Looking At Cartoons Over Time, It's Easy To See When More People Decided Against Having Kids
To understand changing attitudes about parenting, two researchers from Indiana University Bloomington arrived at a unique approach. They examined New Yorker Magazine cartoons from the 1920s through the early 21st Century. During eras when child-rearing was depicted (in cartoons) as particularly difficult, a greater proportion of people opted out of having kids, the researchers said.
“Contemporary cartoons celebrate children but also recognize the significant challenges children create for parents,” Jaclyn Tabor, a doctoral student in sociology, stated in a press release. “Cartoons from the 1920s and 1930s — when rates of childlessness were also high — reveal a similar set of mixed attitudes.”
How do you understand and track the real attitudes of people, and not just their prettied up answers to survey questions? Sociologists ask themselves this question daily. When it comes to certain topics, people may worry they could hurt someone else and so they will not express their true feelings. Certainly, attitudes about parenting come under this heading. Past research, for example, uniformaly presents a very static attitude about child-rearing and children, Tabor noted. This rigidity suggests falsehood... so, how do you get to the truth?
Humor, Tabor noted, is revealing. "Humor requires cultural resonance—comedy often hinges on the revelation, distortion or exaggeration of cultural realities," she and her co-author Dr. Jessica Calarco, an assistant professor in the department of sociology at IU Bloomington, noted in their study.
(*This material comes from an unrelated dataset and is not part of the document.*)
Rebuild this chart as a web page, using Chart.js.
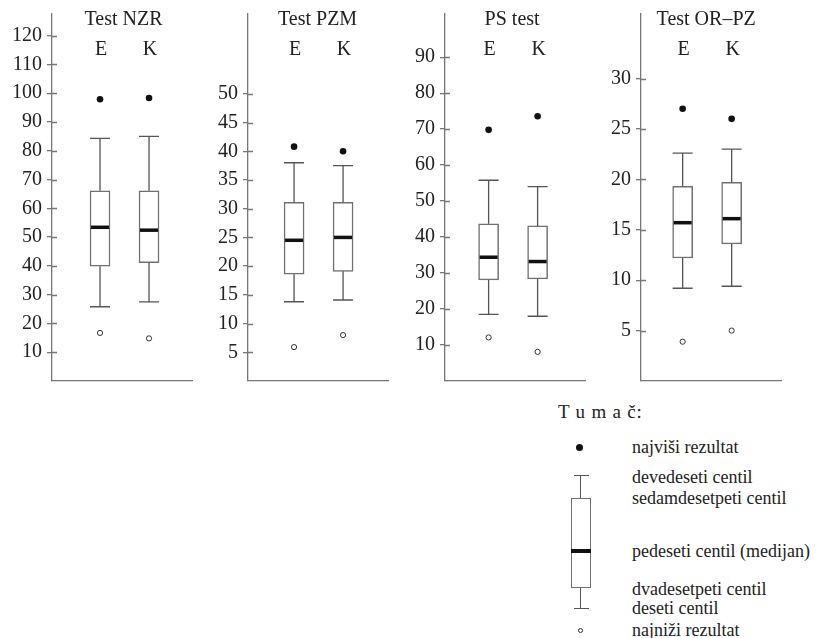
<!DOCTYPE html>
<html>
<head>
<meta charset="utf-8">
<script src="https://cdn.jsdelivr.net/npm/chart.js@4.4.1/dist/chart.umd.min.js"></script>
<style>
  body { margin: 0; background: #fff; }
  #wrap { position: relative; width: 821px; height: 638px; font-family: "Liberation Serif", "Times New Roman", serif; color: #222; }
  canvas { position: absolute; top: 0; }
  .lg { position: absolute; font-size: 18px; line-height: 18px; white-space: nowrap; }
  .mk { position: absolute; box-sizing: border-box; }
</style>
</head>
<body>
<div id="wrap">
  <canvas id="c1" width="200" height="390" style="left:0px"></canvas>
  <canvas id="c2" width="200" height="390" style="left:196px"></canvas>
  <canvas id="c3" width="200" height="390" style="left:393px"></canvas>
  <canvas id="c4" width="200" height="390" style="left:589px"></canvas>

  <!-- tumač (legend) -->
  <div class="lg" style="left:558px; top:402px; font-size:19px; line-height:19px; letter-spacing:0.8px">T u m a č:</div>
  <div class="mk" style="left:576px; top:443.5px; width:7px; height:7px; border-radius:50%; background:#111"></div>
  <div class="mk" style="left:574px; top:474.5px; width:15px; height:1.3px; background:#555"></div>
  <div class="mk" style="left:579.5px; top:475px; width:1.3px; height:23px; background:#555"></div>
  <div class="mk" style="left:571px; top:497.5px; width:20px; height:90.5px; border:1.5px solid #707070; background:#fff"></div>
  <div class="mk" style="left:571px; top:549px; width:20px; height:3.5px; background:#111"></div>
  <div class="mk" style="left:579.5px; top:588px; width:1.3px; height:20px; background:#555"></div>
  <div class="mk" style="left:574px; top:607.5px; width:15px; height:1.3px; background:#555"></div>
  <div class="mk" style="left:577.5px; top:627.5px; width:5.5px; height:5.5px; border-radius:50%; border:1px solid #333"></div>

  <div class="lg" style="left:632px; top:437.5px">najviši rezultat</div>
  <div class="lg" style="left:632px; top:467.5px">devedeseti centil</div>
  <div class="lg" style="left:632px; top:488.5px">sedamdesetpeti centil</div>
  <div class="lg" style="left:632px; top:541.5px">pedeseti centil (medijan)</div>
  <div class="lg" style="left:632px; top:579.5px">dvadesetpeti centil</div>
  <div class="lg" style="left:632px; top:598.5px">deseti centil</div>
  <div class="lg" style="left:632px; top:620.5px">najniži rezultat</div>
</div>

<script>
var groups = ['E', 'K'];
var titles = ['Test NZR', 'Test PZM', 'PS test', 'Test OR–PZ'];

// each list: najniži, 10. centil, 25. centil, medijan, 75. centil, 90. centil, najviši
var nzrE = [16.7, 25.8, 39.9, 53.4, 66.1, 84.3, 97.9];
var nzrK = [14.8, 27.5, 41.1, 52.4, 66.1, 85.0, 98.3];
var pzmE = [5.9, 13.8, 18.6, 24.5, 31.1, 38.0, 40.8];
var pzmK = [8.0, 14.1, 19.1, 25.0, 31.1, 37.5, 40.0];
var psE = [12.1, 18.5, 28.1, 34.4, 43.7, 55.8, 69.8];
var psK = [8.1, 18.0, 28.4, 33.2, 43.1, 54.0, 73.6];
var orpzE = [3.9, 9.2, 12.2, 15.7, 19.3, 22.6, 27.0];
var orpzK = [5.0, 9.4, 13.6, 16.1, 19.7, 23.0, 26.0];

// tick labels on the y axes
var nzrTicks = [10, 20, 30, 40, 50, 60, 70, 80, 90, 100, 110, 120];
var pzmTicks = [5, 10, 15, 20, 25, 30, 35, 40, 45, 50];
var psTicks = [10, 20, 30, 40, 50, 60, 70, 80, 90];
var orpzTicks = [5, 10, 15, 20, 25, 30];

Chart.defaults.font.family = '"Liberation Serif", "Times New Roman", serif';
Chart.defaults.color = '#222';

var axisColor = '#777';

function boxExtras(title, stats) {
  return {
    id: 'boxExtras',
    afterDatasetsDraw: function (chart) {
      var ctx = chart.ctx;
      var xs = chart.scales.x, ys = chart.scales.y;
      var half = 10;
      ctx.save();
      stats.forEach(function (s, i) {
        var x = xs.getPixelForValue(i + 1);
        // whiskers + caps
        ctx.strokeStyle = '#555';
        ctx.lineWidth = 1.3;
        ctx.beginPath();
        ctx.moveTo(x, ys.getPixelForValue(s[4]));
        ctx.lineTo(x, ys.getPixelForValue(s[5]));
        ctx.moveTo(x, ys.getPixelForValue(s[2]));
        ctx.lineTo(x, ys.getPixelForValue(s[1]));
        ctx.moveTo(x - half, ys.getPixelForValue(s[5]));
        ctx.lineTo(x + half, ys.getPixelForValue(s[5]));
        ctx.moveTo(x - half, ys.getPixelForValue(s[1]));
        ctx.lineTo(x + half, ys.getPixelForValue(s[1]));
        ctx.stroke();
        // median
        ctx.strokeStyle = '#111';
        ctx.lineWidth = 3.5;
        ctx.beginPath();
        ctx.moveTo(x - half + 1, ys.getPixelForValue(s[3]));
        ctx.lineTo(x + half - 1, ys.getPixelForValue(s[3]));
        ctx.stroke();
      });
      // inner half of the tick marks
      ctx.strokeStyle = axisColor;
      ctx.lineWidth = 1.3;
      ctx.beginPath();
      ys.ticks.forEach(function (t) {
        var y = Math.round(ys.getPixelForValue(t.value)) + 0.5;
        ctx.moveTo(chart.chartArea.left, y);
        ctx.lineTo(chart.chartArea.left + 5, y);
      });
      ctx.stroke();
      // title and group labels
      ctx.fillStyle = '#222';
      ctx.font = '20px "Liberation Serif"';
      ctx.textAlign = 'center';
      ctx.textBaseline = 'alphabetic';
      ctx.fillText(title, (xs.getPixelForValue(1) + xs.getPixelForValue(2)) / 2 - 1, 25);
      groups.forEach(function (g, i) {
        ctx.fillText(g, xs.getPixelForValue(i + 1) + 1, 55);
      });
      ctx.restore();
    }
  };
}

function makePanel(id, title, stats, ticks, yMax, xMin) {
  new Chart(document.getElementById(id), {
    type: 'bar',
    data: {
      datasets: [
        {
          type: 'bar',
          data: stats.map(function (s, i) { return { x: i + 1, y: [s[2], s[4]] }; }),
          backgroundColor: '#fff',
          borderColor: '#707070',
          borderWidth: 1.5,
          borderSkipped: false,
          barThickness: 20
        },
        {
          type: 'scatter',
          data: stats.map(function (s, i) { return { x: i + 1, y: s[6] }; }),
          pointRadius: 3.3,
          backgroundColor: '#111',
          borderColor: '#111',
          borderWidth: 0
        },
        {
          type: 'scatter',
          data: stats.map(function (s, i) { return { x: i + 1, y: s[0] }; }),
          pointRadius: 2.6,
          backgroundColor: '#fff',
          borderColor: '#333',
          borderWidth: 1
        }
      ]
    },
    options: {
      responsive: false,
      animation: false,
      layout: { padding: { top: 14, bottom: 9, left: 0, right: 8 } },
      plugins: { legend: { display: false }, tooltip: { enabled: false } },
      scales: {
        x: {
          type: 'linear',
          min: xMin,
          max: xMin + 2.857,
          offset: false,
          ticks: { display: false },
          grid: { display: false, drawTicks: false },
          border: { display: true, color: axisColor, width: 1.3 },
          afterFit: function (s) { s.height = 0; s.paddingLeft = 0; s.paddingRight = 0; }
        },
        y: {
          min: 0,
          max: yMax,
          afterBuildTicks: function (s) { s.ticks = ticks.map(function (v) { return { value: v }; }); },
          afterFit: function (s) { s.width = 52; s.paddingTop = 0; s.paddingBottom = 0; },
          border: { color: axisColor, width: 1.3 },
          grid: { drawOnChartArea: false, tickLength: 5, color: axisColor, lineWidth: 1.3 },
          ticks: { autoSkip: false, padding: 5, color: '#222', font: { size: 20 } }
        }
      }
    },
    plugins: [boxExtras(title, stats)]
  });
}

makePanel('c1', titles[0], [nzrE, nzrK], nzrTicks, 127.5, 0.02);
makePanel('c2', titles[1], [pzmE, pzmK], pzmTicks, 63.9, 0.06);
makePanel('c3', titles[2], [psE, psK], psTicks, 102, 0.11);
makePanel('c4', titles[3], [orpzE, orpzK], orpzTicks, 36.4, 0.15);
</script>
</body>
</html>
They added, "As a result, humor tends to reveal (and play with) commonly held ideas about society, its inhabitants, and their behaviors."
To undertake the current study, then, Tabor and Calarco focused on cartoons from The New Yorker magazine as a way to understand feelings and attitudes about parenting and children. Specifically, they analyzed the content of humorous illustrations published between the years of 1925 and 2006. Unlike other materials previously used in research, the cartoons represented parenting with great variety, showing changing attitudes and fluctuations over time. Overall, the most prevalent theme (appearing in about 28 percent of the cartoons) concerned the benefits of children for society, according to their analysis. In opposition to this, the next most common theme focused on the costs of children for society (nearly 18 percent), where kids were portrayed as a public nuisance. The third most common theme (again nearly 18 percent) highlighted the cost of having children and how they interfere with parental ambitions, freedom, and intimacy, while fourth most common theme (about 17 percent) portrayed children as a natural part of the human experience. Additional themes portrayed in the cartoons included how children benefit parents (12 percent), good parenting (nine percent), and bad parenting (five percent).
To illustrate how a theme might play out, in recent decades, many cartoons showed parenting to be a time-consuming, all-important project. This was especially true in depictions of affluent or highly educated families. During these same decades, the researchers noted, a dramatically increased number of adults (also known as "potential parents") have chosen not to have kids. What’s more, the researchers said, this is especially true among those who are affluent or highly educated.
In light of these findings, Tabor and Calarco believe that, during the historical periods when child-rearing poses high cost to parents — and the sacrifice is widely recognized — those folks who are reluctant to have children may easily opt out.